(Saved entries)
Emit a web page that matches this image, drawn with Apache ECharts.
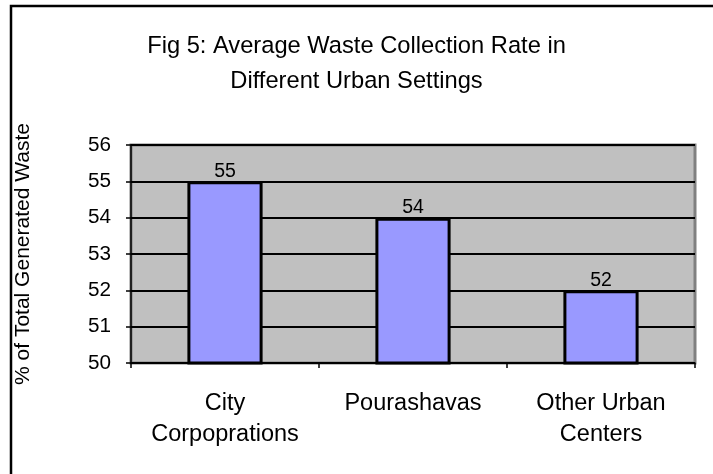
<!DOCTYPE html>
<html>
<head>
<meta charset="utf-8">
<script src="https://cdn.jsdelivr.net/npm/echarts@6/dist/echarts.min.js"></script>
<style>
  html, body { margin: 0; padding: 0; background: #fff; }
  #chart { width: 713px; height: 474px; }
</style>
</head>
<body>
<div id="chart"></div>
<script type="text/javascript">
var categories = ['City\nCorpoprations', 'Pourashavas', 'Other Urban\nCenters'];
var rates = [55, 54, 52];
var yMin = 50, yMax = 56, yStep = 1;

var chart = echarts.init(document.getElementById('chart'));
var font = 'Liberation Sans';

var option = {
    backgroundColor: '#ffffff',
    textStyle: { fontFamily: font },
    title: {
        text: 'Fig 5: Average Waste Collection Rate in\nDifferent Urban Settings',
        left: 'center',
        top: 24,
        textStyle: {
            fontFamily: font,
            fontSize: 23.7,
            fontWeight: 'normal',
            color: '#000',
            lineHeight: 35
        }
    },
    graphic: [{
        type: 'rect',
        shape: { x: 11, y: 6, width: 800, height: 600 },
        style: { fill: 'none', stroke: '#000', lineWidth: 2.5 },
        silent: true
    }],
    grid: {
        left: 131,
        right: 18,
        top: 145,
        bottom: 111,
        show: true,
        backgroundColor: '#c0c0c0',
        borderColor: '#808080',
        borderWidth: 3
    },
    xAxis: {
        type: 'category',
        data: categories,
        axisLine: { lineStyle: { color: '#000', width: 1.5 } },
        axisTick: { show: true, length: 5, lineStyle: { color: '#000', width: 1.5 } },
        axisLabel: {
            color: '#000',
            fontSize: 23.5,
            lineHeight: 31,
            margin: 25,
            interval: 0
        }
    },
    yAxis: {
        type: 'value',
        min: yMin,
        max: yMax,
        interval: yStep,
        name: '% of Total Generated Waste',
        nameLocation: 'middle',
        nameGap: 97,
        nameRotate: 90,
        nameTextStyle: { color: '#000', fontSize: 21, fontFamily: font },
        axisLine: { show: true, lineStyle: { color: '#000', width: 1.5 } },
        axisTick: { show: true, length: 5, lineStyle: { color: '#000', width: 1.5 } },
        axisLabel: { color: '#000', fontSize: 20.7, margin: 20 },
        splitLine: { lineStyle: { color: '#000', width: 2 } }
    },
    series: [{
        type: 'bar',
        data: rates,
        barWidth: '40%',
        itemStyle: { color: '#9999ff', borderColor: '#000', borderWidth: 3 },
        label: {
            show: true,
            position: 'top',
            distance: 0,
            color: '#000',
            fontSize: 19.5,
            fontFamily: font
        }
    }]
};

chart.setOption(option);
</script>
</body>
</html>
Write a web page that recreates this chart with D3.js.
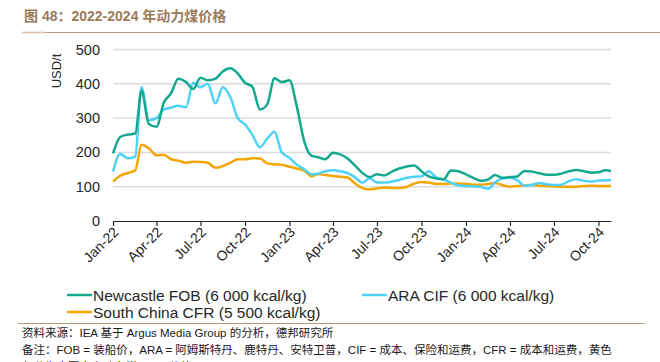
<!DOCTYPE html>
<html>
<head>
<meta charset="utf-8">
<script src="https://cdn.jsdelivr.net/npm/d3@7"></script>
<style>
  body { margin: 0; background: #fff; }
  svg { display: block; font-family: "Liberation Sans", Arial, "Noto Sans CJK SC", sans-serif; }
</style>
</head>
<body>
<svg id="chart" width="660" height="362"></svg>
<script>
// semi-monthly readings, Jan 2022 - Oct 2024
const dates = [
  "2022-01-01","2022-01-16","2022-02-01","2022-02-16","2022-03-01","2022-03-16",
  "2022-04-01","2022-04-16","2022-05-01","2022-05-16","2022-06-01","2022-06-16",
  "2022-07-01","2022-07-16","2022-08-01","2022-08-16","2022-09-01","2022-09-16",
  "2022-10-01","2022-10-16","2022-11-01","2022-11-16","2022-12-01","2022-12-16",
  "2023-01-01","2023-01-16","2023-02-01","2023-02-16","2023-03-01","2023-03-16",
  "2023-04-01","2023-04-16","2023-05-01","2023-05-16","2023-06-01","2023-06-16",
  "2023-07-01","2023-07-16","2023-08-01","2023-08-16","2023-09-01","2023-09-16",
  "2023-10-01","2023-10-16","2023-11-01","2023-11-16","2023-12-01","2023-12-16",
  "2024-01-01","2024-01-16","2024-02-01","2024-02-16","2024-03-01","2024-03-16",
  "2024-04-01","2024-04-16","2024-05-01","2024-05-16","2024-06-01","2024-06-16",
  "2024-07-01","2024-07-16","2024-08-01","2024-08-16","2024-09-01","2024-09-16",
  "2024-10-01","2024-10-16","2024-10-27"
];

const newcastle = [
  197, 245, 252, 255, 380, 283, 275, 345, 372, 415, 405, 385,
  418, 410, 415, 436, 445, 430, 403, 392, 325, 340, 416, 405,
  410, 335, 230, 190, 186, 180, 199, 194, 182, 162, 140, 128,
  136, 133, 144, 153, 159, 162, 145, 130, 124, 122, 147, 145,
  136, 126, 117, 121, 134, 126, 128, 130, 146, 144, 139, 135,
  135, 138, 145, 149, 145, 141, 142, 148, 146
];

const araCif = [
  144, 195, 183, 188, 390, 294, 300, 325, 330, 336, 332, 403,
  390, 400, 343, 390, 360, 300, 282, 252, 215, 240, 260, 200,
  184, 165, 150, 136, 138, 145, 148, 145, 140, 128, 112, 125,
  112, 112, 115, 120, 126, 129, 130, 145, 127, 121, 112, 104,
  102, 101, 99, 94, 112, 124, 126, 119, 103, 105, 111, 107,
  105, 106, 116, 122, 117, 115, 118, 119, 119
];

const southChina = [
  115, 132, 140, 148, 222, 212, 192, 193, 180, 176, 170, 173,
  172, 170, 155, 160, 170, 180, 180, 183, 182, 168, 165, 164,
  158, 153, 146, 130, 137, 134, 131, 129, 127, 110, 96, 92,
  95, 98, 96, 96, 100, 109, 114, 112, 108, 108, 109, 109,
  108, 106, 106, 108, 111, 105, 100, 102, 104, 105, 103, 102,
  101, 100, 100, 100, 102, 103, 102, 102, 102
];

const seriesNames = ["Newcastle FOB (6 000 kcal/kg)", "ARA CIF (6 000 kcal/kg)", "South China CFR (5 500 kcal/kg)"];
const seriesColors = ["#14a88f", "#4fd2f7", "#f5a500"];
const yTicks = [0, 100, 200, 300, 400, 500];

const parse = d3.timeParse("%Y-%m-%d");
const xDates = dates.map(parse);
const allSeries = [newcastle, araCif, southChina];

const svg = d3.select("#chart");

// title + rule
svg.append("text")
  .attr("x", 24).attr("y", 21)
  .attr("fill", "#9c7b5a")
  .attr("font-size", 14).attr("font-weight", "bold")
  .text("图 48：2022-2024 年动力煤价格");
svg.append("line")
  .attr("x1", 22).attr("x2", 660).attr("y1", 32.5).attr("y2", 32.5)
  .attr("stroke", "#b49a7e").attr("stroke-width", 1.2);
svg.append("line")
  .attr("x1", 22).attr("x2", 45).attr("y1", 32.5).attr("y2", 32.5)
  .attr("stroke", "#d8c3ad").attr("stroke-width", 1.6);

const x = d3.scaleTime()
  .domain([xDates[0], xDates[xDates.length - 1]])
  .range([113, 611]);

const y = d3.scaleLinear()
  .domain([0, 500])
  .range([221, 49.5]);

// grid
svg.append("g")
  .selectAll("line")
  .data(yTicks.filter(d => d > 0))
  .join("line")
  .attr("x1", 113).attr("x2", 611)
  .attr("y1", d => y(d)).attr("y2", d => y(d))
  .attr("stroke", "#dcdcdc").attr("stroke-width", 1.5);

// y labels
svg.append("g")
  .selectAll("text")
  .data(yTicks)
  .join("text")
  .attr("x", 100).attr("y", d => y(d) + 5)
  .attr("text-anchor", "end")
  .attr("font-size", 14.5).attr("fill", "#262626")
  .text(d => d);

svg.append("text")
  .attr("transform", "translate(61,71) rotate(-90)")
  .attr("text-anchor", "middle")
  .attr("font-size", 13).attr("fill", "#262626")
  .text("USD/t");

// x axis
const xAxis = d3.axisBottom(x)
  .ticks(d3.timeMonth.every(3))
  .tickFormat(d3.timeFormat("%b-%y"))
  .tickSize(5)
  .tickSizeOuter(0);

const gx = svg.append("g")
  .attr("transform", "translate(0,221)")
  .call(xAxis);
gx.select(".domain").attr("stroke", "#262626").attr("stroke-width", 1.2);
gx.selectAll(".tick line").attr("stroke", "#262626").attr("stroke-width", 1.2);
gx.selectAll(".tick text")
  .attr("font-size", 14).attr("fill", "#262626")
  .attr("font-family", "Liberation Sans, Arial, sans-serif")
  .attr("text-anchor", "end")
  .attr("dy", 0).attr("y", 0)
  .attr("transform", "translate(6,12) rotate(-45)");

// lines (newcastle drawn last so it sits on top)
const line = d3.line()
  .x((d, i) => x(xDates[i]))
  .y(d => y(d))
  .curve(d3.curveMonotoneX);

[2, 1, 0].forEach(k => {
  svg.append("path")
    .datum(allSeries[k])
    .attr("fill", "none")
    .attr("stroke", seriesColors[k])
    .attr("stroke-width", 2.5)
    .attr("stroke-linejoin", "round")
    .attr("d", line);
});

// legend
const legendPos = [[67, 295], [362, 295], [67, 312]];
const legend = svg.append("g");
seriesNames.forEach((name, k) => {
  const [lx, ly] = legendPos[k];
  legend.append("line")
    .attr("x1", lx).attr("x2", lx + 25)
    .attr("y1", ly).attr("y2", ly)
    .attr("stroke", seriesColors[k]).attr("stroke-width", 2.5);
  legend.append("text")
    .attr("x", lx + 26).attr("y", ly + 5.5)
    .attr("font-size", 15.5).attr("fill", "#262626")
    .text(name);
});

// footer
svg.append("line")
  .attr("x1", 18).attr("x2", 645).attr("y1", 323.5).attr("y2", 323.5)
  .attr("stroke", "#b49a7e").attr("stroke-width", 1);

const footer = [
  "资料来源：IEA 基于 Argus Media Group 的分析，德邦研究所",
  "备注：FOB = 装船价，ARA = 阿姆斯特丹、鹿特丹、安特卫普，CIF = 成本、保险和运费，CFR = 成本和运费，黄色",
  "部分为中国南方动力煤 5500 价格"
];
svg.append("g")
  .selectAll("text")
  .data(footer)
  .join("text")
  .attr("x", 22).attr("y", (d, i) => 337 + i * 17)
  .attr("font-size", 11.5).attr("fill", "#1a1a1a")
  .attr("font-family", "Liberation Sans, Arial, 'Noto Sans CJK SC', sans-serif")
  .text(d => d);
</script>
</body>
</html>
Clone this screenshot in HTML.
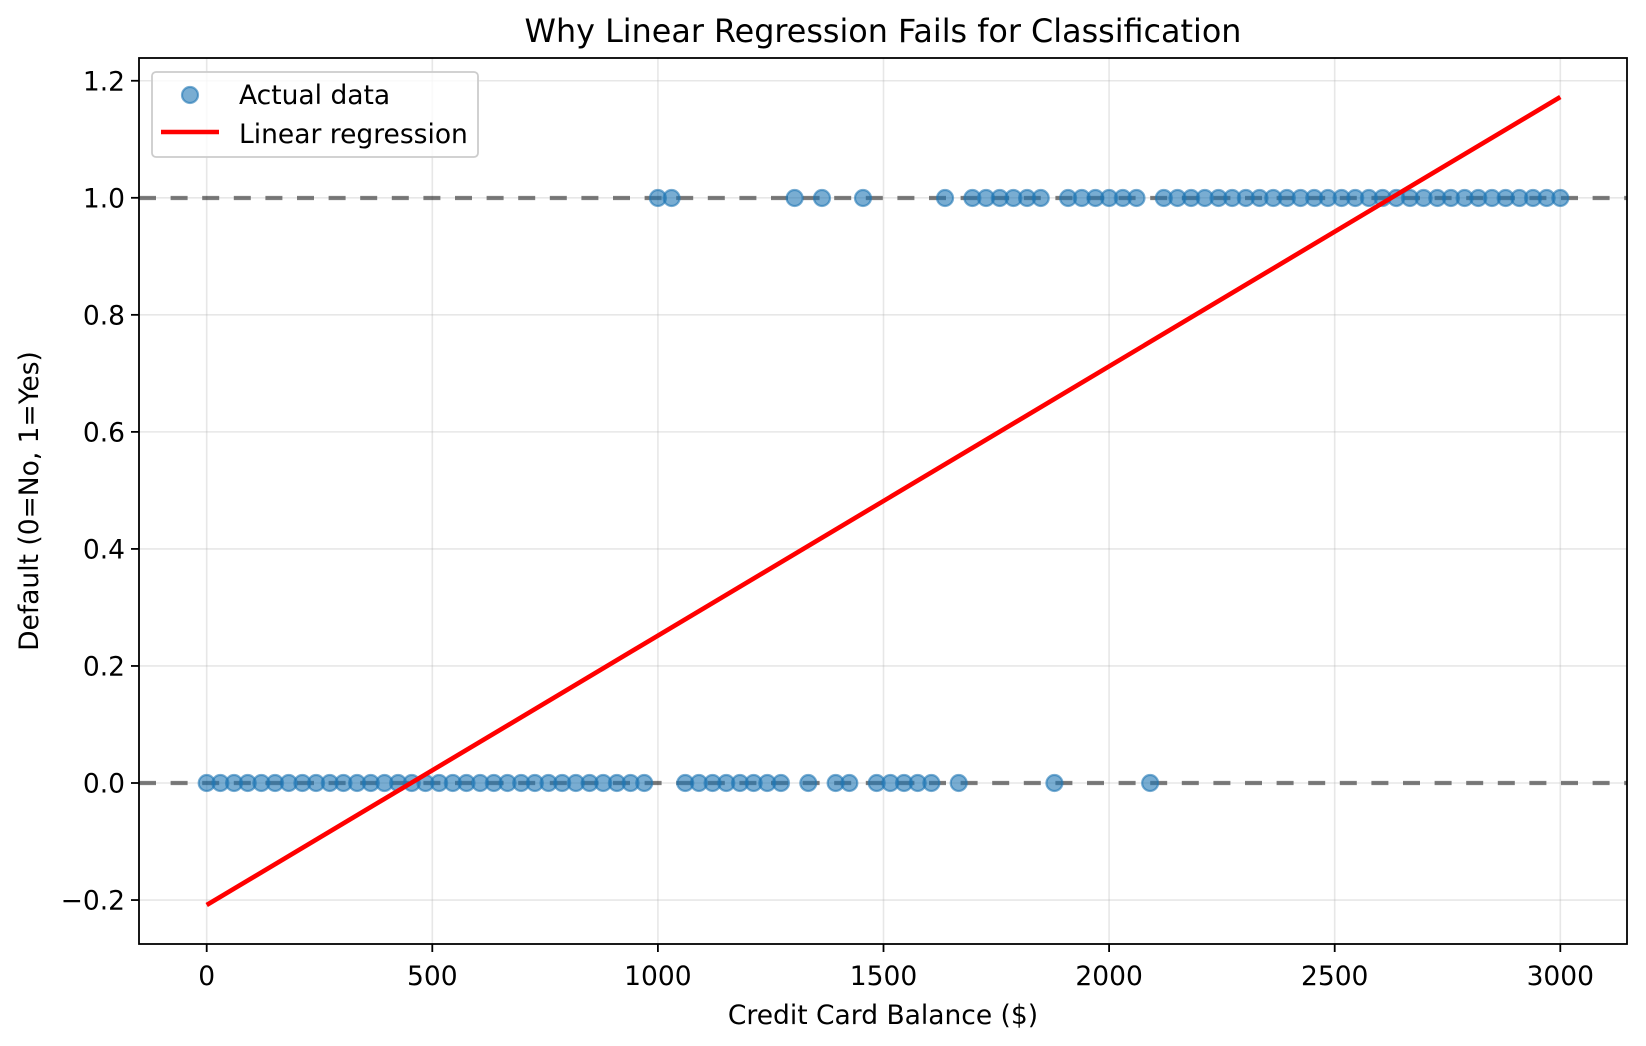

* _Exercise_
Reproduce only the lines of the records from the start up to and including the line that holds "var font = 'Liberation Sans';"; do not carry over any picture.

* _Result of this task_
Emit a web page that matches this image, drawn with Apache ECharts.
<!DOCTYPE html>
<html>
<head>
<meta charset="utf-8">
<script src="https://cdn.jsdelivr.net/npm/echarts@6/dist/echarts.min.js"></script>
<style>
  html, body { margin: 0; padding: 0; background: #fff; }
  #chart { width: 713px; height: 474px; }
</style>
</head>
<body>
<div id="chart"></div>
<script type="text/javascript">
var categories = ['City\nCorpoprations', 'Pourashavas', 'Other Urban\nCenters'];
var rates = [55, 54, 52];
var yMin = 50, yMax = 56, yStep = 1;

var chart = echarts.init(document.getElementById('chart'));
var font = 'Liberation Sans';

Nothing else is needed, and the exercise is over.